Records with drawing code
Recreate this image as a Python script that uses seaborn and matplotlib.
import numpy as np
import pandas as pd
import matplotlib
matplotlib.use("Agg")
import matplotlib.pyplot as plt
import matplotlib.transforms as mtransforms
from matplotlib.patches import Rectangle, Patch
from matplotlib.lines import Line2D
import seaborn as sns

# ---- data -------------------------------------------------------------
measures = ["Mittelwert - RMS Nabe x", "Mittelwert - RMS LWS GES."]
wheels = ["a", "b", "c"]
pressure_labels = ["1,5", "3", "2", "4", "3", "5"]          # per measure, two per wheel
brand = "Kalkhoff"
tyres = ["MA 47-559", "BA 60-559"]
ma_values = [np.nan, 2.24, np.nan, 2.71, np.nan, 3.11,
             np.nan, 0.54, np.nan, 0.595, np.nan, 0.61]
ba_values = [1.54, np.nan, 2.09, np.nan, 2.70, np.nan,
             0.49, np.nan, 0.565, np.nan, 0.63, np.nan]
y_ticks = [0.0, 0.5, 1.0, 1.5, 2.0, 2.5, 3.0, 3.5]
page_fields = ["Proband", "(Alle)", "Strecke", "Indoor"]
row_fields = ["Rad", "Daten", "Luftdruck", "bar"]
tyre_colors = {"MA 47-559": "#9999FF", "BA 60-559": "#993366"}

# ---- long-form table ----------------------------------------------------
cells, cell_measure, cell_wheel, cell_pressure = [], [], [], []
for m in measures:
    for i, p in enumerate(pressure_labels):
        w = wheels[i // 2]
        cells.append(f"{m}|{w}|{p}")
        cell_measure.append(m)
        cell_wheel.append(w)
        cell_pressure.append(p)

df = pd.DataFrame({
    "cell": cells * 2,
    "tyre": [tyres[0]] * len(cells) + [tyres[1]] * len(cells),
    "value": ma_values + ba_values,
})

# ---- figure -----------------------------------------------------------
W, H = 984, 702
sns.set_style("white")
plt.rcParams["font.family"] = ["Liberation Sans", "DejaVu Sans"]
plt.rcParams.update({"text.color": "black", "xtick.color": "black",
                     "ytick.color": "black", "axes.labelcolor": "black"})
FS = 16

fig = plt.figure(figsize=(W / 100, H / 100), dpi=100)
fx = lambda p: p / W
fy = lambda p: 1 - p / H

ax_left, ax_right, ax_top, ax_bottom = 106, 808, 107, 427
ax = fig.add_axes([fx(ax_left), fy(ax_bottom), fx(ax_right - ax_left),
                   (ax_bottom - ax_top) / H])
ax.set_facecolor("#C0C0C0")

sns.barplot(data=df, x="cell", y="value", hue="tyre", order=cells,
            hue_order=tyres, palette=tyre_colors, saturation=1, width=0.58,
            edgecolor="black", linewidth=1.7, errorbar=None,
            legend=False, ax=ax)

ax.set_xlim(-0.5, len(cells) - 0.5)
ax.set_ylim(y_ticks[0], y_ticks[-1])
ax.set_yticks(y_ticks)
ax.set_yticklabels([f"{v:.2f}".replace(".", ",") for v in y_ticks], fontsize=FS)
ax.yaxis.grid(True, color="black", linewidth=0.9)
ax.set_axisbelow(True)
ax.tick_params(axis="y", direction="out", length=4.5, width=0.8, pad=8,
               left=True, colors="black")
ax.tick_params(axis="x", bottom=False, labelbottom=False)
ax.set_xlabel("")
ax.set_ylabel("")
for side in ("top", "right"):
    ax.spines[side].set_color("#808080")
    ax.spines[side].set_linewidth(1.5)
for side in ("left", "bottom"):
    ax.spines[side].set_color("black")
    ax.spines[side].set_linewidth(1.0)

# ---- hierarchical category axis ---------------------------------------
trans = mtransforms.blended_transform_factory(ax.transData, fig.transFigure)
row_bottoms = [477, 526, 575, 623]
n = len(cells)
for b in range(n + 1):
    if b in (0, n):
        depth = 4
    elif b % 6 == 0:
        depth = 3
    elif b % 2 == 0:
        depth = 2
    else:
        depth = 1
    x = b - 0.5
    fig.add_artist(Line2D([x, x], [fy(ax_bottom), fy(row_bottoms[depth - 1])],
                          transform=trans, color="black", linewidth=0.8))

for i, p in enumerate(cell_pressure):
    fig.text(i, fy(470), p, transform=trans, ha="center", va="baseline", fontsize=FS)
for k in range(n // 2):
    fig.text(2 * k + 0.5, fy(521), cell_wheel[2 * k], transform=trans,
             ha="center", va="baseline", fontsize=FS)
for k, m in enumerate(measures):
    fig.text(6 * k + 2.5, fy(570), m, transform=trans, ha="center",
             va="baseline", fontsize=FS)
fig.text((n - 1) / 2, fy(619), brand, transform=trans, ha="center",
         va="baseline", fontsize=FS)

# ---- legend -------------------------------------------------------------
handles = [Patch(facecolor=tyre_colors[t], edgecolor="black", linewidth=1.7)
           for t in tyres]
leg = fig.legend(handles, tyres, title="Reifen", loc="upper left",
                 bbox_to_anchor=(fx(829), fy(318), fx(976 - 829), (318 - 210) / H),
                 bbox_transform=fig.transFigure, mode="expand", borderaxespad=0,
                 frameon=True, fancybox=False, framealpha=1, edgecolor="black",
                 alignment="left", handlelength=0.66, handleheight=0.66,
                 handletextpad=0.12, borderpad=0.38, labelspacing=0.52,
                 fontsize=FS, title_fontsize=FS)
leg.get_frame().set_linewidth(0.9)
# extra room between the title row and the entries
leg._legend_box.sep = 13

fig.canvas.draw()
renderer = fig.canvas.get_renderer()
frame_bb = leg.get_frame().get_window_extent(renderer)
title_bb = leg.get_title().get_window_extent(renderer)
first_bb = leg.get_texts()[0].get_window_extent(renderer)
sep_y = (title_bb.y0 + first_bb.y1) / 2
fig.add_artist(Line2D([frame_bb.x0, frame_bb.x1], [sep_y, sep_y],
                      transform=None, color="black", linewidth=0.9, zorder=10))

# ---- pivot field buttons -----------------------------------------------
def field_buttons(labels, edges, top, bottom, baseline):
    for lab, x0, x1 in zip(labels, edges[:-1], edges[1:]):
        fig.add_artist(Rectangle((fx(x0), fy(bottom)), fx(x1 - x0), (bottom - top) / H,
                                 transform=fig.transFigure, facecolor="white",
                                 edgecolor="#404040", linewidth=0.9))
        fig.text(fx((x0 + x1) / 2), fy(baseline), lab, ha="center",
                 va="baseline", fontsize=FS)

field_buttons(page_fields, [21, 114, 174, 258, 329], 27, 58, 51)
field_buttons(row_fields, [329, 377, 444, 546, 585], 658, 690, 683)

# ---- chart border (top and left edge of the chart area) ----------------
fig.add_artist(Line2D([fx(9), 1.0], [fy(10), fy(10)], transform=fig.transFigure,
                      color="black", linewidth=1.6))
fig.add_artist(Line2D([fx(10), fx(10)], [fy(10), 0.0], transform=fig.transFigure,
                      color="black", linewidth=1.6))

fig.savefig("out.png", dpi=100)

==

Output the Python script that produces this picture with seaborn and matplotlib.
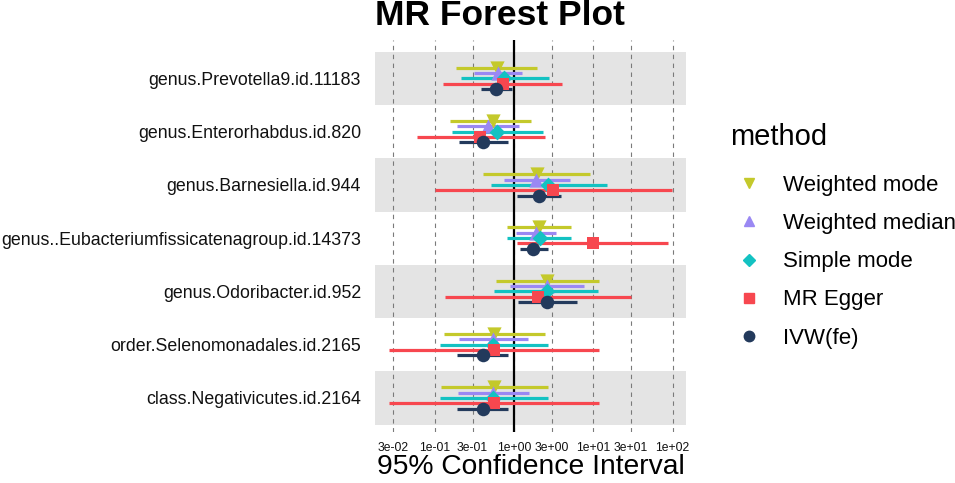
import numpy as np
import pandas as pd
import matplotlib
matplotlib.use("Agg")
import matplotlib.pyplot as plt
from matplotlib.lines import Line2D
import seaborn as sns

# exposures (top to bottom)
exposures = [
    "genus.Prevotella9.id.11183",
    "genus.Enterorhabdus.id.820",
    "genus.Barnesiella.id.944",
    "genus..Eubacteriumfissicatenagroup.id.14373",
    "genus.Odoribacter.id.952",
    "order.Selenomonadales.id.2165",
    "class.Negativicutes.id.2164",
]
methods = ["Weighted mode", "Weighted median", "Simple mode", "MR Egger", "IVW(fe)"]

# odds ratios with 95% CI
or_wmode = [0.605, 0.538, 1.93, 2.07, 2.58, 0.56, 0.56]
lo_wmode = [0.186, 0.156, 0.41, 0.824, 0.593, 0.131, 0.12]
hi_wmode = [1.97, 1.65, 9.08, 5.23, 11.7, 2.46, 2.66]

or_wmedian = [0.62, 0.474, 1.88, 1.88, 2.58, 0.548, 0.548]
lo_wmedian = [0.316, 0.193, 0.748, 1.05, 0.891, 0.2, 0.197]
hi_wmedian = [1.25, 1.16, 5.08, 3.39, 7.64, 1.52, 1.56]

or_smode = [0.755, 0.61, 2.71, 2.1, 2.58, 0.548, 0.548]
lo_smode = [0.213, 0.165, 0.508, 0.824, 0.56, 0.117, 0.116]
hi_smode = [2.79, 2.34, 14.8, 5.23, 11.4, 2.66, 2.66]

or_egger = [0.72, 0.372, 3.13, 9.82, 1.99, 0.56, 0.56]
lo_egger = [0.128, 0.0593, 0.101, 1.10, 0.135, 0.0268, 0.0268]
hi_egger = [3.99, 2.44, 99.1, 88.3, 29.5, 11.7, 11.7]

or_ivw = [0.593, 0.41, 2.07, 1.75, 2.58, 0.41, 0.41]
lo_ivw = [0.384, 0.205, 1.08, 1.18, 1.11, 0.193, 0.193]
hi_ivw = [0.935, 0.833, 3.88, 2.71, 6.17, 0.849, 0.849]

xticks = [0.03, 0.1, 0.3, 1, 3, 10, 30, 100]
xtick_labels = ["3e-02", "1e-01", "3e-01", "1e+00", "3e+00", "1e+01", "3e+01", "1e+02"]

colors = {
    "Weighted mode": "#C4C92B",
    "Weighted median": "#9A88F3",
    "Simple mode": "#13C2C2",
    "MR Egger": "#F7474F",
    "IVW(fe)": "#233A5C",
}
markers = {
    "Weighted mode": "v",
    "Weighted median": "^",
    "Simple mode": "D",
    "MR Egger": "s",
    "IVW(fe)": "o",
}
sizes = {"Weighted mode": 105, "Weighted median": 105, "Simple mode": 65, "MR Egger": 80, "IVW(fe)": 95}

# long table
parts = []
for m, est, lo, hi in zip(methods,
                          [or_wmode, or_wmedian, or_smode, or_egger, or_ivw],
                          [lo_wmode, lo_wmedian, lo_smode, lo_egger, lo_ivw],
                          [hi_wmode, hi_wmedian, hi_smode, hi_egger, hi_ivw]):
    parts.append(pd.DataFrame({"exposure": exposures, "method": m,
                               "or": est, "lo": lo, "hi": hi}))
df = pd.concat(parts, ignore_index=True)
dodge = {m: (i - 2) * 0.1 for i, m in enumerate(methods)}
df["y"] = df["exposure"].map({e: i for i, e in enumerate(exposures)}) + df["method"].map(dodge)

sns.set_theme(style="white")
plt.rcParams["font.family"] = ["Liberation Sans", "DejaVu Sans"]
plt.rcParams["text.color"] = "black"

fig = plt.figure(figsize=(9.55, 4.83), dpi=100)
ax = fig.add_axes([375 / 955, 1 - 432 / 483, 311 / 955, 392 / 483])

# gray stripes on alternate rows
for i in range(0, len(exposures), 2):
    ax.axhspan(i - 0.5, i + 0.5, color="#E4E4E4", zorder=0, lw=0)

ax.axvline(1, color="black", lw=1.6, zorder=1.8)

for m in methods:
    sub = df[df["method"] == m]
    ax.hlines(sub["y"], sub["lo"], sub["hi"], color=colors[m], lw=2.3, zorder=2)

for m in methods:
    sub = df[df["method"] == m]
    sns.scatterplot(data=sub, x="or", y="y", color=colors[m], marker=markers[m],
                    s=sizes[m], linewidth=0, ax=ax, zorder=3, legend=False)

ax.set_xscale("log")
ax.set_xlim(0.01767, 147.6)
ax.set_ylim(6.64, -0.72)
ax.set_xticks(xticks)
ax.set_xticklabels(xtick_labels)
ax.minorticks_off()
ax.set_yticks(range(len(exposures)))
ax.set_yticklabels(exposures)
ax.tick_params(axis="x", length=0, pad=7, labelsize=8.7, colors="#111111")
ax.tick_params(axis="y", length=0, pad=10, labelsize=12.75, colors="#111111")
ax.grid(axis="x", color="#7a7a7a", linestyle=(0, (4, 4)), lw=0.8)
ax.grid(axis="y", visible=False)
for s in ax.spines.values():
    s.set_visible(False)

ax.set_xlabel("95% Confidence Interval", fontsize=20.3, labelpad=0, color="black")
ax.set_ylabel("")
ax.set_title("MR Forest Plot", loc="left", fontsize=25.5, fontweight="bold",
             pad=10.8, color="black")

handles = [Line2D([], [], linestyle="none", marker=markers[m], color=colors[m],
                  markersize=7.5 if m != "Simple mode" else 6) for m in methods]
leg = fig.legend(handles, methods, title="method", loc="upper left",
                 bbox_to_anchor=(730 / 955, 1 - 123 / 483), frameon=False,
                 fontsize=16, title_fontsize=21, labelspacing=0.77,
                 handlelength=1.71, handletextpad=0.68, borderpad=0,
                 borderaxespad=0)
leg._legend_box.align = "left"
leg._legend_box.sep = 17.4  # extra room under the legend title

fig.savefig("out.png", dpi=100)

*What to produce:* Copy the lines above exactly, starting with the line that contains "Output the Python" and ending with the line that contains "hi_wmedian = [1.25, 1.16, 5.08, 3.39, 7.64, 1.52, 1.56]", and leave out any pictures.

*Full solution:*
Output the Python script that produces this picture with seaborn and matplotlib.
import numpy as np
import pandas as pd
import matplotlib
matplotlib.use("Agg")
import matplotlib.pyplot as plt
from matplotlib.lines import Line2D
import seaborn as sns

# exposures (top to bottom)
exposures = [
    "genus.Prevotella9.id.11183",
    "genus.Enterorhabdus.id.820",
    "genus.Barnesiella.id.944",
    "genus..Eubacteriumfissicatenagroup.id.14373",
    "genus.Odoribacter.id.952",
    "order.Selenomonadales.id.2165",
    "class.Negativicutes.id.2164",
]
methods = ["Weighted mode", "Weighted median", "Simple mode", "MR Egger", "IVW(fe)"]

# odds ratios with 95% CI
or_wmode = [0.605, 0.538, 1.93, 2.07, 2.58, 0.56, 0.56]
lo_wmode = [0.186, 0.156, 0.41, 0.824, 0.593, 0.131, 0.12]
hi_wmode = [1.97, 1.65, 9.08, 5.23, 11.7, 2.46, 2.66]

or_wmedian = [0.62, 0.474, 1.88, 1.88, 2.58, 0.548, 0.548]
lo_wmedian = [0.316, 0.193, 0.748, 1.05, 0.891, 0.2, 0.197]
hi_wmedian = [1.25, 1.16, 5.08, 3.39, 7.64, 1.52, 1.56]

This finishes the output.